One of the comic strips in The Clown whose origin was unknown, was “The Adventures of Mr. Gulp” (which appears not only in The Clown, but in a few other titles later contributed to Overstreet by Laderman). I had taken an uncertain guess, based both on the artist initials “BR”, that the story might have been created by the American Read Brothers (cartoonists/creators of the Gold Rush graphic novel, Jeremiah Saddlebags). The Overstreet guide still lists that guess, followed by question marks to identify it as uncertain.
Just this past year, however, I discovered whence the story of Mr. Gulp truly originates — it is an unauthorized, pirated copy of the circa 1847 to 1850 comic strip book, The Glass, The Bottle’s Companion, by British cartoonist Thomas Onwhyn. It’s title an obvious attempt to capitalize on artist George Cruikshank’s highly successful 1846 temperance tale, The Bottle, Onwhyn’s The Glass likewise has an over-the-top warning about the dangers of drink.
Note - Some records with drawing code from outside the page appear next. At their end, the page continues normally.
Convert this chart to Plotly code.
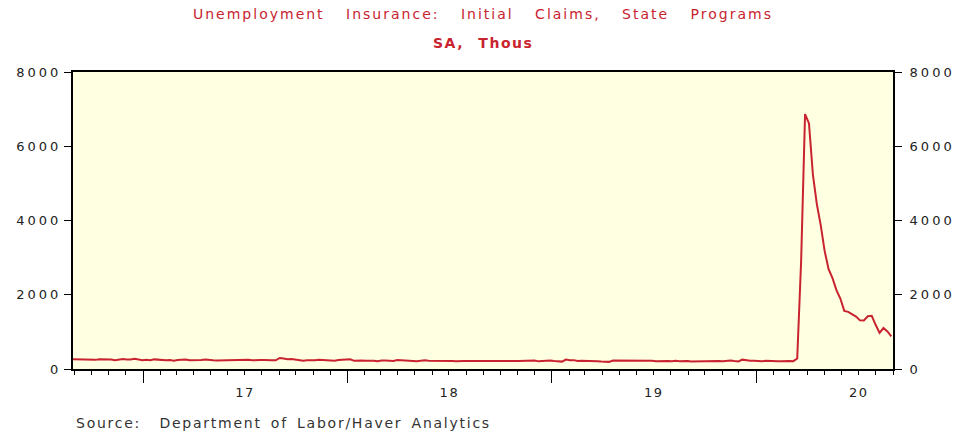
import pandas as pd
import plotly.graph_objects as go

# Weekly initial claims, state programs (SA, thousands), weeks ending Saturday
first_week = "2016-08-27"
claims_2016 = [263, 259, 260, 252, 254, 249, 246, 260, 258, 265, 254, 235, 251, 268,
               258, 254, 275, 265, 235]
claims_2017 = [247, 234, 259, 246, 234, 239, 244, 223, 243, 241, 258, 234, 234, 234,
               244, 257, 238, 236, 232, 234, 248, 245, 237, 241, 244, 248, 247, 233,
               244, 240, 244, 232, 234, 236, 298, 284, 260, 272, 258, 243, 222, 233,
               229, 239, 249, 239, 238, 236, 225, 245, 245, 250]
claims_2018 = [261, 220, 233, 230, 221, 230, 222, 210, 231, 226, 229, 215, 242, 233,
               232, 209, 211, 211, 222, 234, 221, 222, 218, 227, 228, 232, 214, 207,
               217, 218, 213, 212, 210, 213, 203, 204, 201, 214, 207, 214, 210, 215,
               214, 214, 216, 224, 234, 231, 206, 214, 216, 231]
claims_2019 = [216, 213, 199, 253, 234, 239, 216, 225, 223, 229, 221, 211, 202, 196,
               192, 230, 230, 228, 212, 211, 218, 218, 222, 216, 227, 221, 209, 216,
               206, 215, 209, 220, 209, 215, 217, 204, 208, 213, 219, 210, 214, 212,
               217, 211, 225, 227, 213, 203, 252, 234, 222, 220]
claims_2020 = [212, 207, 222, 215, 202, 206, 211, 219, 217, 211, 282, 2914, 6867, 6615,
               5237, 4442, 3867, 3176, 2687, 2446, 2123, 1897, 1566, 1540, 1482, 1413,
               1310, 1307, 1422, 1435, 1191, 971, 1104, 1011, 881]

claims = claims_2016 + claims_2017 + claims_2018 + claims_2019 + claims_2020
weeks = pd.date_range(first_week, periods=len(claims), freq="W-SAT")

x_range = ["2016-08-29", "2020-09-01"]
years = [2017, 2018, 2019, 2020]
year_labels = ["17", "18", "19", "20"]
y_ticks = [0, 2000, 4000, 6000, 8000]
y_labels = ["0", "2000", "4000", "6000", "8000"]

title_text = "Unemployment Insurance: Initial Claims, State Programs"
subtitle_text = "SA, Thous"
source_text = "Source:&nbsp; Department of Labor/Haver Analytics"

RED = "#c8232f"
FONT = "DejaVu Sans, Verdana, sans-serif"
INK = "#222222"


def spaced(text, letter, word=0):
    return (f'<span style="letter-spacing:{letter}px;word-spacing:{word}px">'
            f'{text}</span>')


year_starts = [f"{y}-01-01" for y in years]
year_mids = [f"{y}-07-02" for y in years]

fig = go.Figure()
fig.add_trace(go.Scatter(
    x=weeks, y=claims, mode="lines",
    line=dict(color=RED, width=2),
    hoverinfo="skip", showlegend=False,
))
# companion trace that carries the right-hand axis and the year label axis
fig.add_trace(go.Scatter(
    x=weeks, y=claims, mode="lines", xaxis="x2", yaxis="y2",
    line=dict(color=RED, width=2), opacity=0,
    hoverinfo="skip", showlegend=False,
))

axis_font = dict(family=FONT, size=13, color=INK)

fig.update_layout(
    width=955, height=434,
    margin=dict(l=73, r=62, t=72, b=65, autoexpand=False),
    paper_bgcolor="white",
    plot_bgcolor="#ffffe2",
    font=dict(family=FONT, color=INK),
    xaxis=dict(
        type="date", range=x_range,
        tickmode="array", tickvals=year_starts,
        ticks="outside", ticklen=12, tickwidth=1, tickcolor="black",
        showticklabels=False,
        minor=dict(ticks="outside", ticklen=4, tickwidth=1, tickcolor="black",
                   dtick="M1", tick0="2016-09-01", showgrid=False),
        showline=True, linecolor="black", linewidth=2, mirror=True,
        showgrid=False, zeroline=False,
    ),
    xaxis2=dict(
        type="date", range=x_range, overlaying="x", anchor="y", side="bottom",
        tickmode="array", tickvals=year_mids,
        ticktext=[spaced(t, 1.5) for t in year_labels],
        ticks="outside", ticklen=11, tickcolor="rgba(0,0,0,0)",
        tickfont=axis_font, showline=False, showgrid=False, zeroline=False,
    ),
    yaxis=dict(
        range=[0, 8000], tickmode="array", tickvals=y_ticks,
        ticktext=[spaced(t, 3) for t in y_labels],
        ticks="outside", ticklen=7, tickwidth=1, tickcolor="black",
        tickfont=axis_font,
        showline=True, linecolor="black", linewidth=2,
        showgrid=False, zeroline=False,
    ),
    yaxis2=dict(
        range=[0, 8000], overlaying="y", side="right", anchor="x",
        tickmode="array", tickvals=y_ticks,
        ticktext=[spaced(t, 3) for t in y_labels],
        ticks="outside", ticklen=7, tickwidth=1, tickcolor="black",
        tickfont=axis_font, ticklabelstandoff=5,
        showline=True, linecolor="black", linewidth=2,
        showgrid=False, zeroline=False,
    ),
    annotations=[
        dict(text=spaced(title_text, 2, 15), xref="paper", yref="paper",
             x=0.5, y=1 + 58 / 297, xanchor="center", yanchor="middle",
             showarrow=False, font=dict(family=FONT, size=14, color=RED)),
        dict(text="<b>" + spaced(subtitle_text, 1.5, 8) + "</b>",
             xref="paper", yref="paper",
             x=0.5, y=1 + 29 / 297, xanchor="center", yanchor="middle",
             showarrow=False, font=dict(family=FONT, size=14, color=RED)),
        dict(text=spaced(source_text, 1.75, 3), xref="paper", yref="paper",
             x=1 / 820, y=-54 / 297, xanchor="left", yanchor="middle",
             showarrow=False, font=dict(family=FONT, size=14, color="#333333")),
    ],
)

fig.write_html("out.html")
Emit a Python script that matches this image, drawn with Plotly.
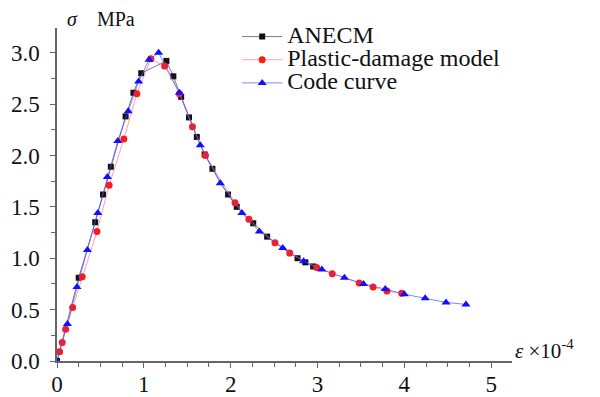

Presented above, are the covers of both versions. (If you’re thinking, the cover of The Glass looks like something rigged up after the original cover was lost, all I can say, is that I own five different Onwhyn booklets in this identical format, acquired separately from different dealers, over several years, and all five have this same type of cover. )
Below, we first have the original Thomas Onwhyn version, which unfolds into a single long strip of panels. After that, we show the American piracy, in which not only the text has been altered, but the entire story was redrawn! (Being unauthorized, the publisher would have lacked the original printing plates, and so resorted to having it reillustrated & newly engraved.) Somebody had to do that redrawing. The initials “RB” in the final panel, do not appear in the original, thus, the Read Brothers still might have been involved. (Or, also likely, John H. Manning might have performed the task, given that he definitely illustrated the story which followed “Mr. Gulp”.
Click on the above & below pictures, to view the cartoons in detail, and read their captions.
The last panel shown in the above portion of the fold-out, captioned, “Mr. Gulp is carried to bed, and when there, is impressed with the idea that somebody is making an anvil of his head ”, is patterned after earlier broadsheet cartoons by George Cruikshank and Robert Seymour, in which tiny imps bang on the heads of those suffering from a hangover.
Beneath, start of the pirated American version. Art differences can be spotted in every panel. For instance, Panel One in the American version was widened to fit the new page arrangement. It now shows people reaching in from the other side of the table, plus a wall clock which had been behind the waiter’s head, is now found off to the left. For fun, you could open a second window of SuperITCH, and spend hours of enjoyment finding all the differences!
Beneath, the final two panels of the American “Mr. Gulp”, followed, on the right, by the first page of “Mose Keyser the Bowery Bully’s Trip to the California Gold Mines”, by John H. Manning, which I decided to show, since I had to scan the two open pages together, anyway. Note the “BR” initials in the final panel of “Mr. Gulp”. Again, those initials are not found in the original.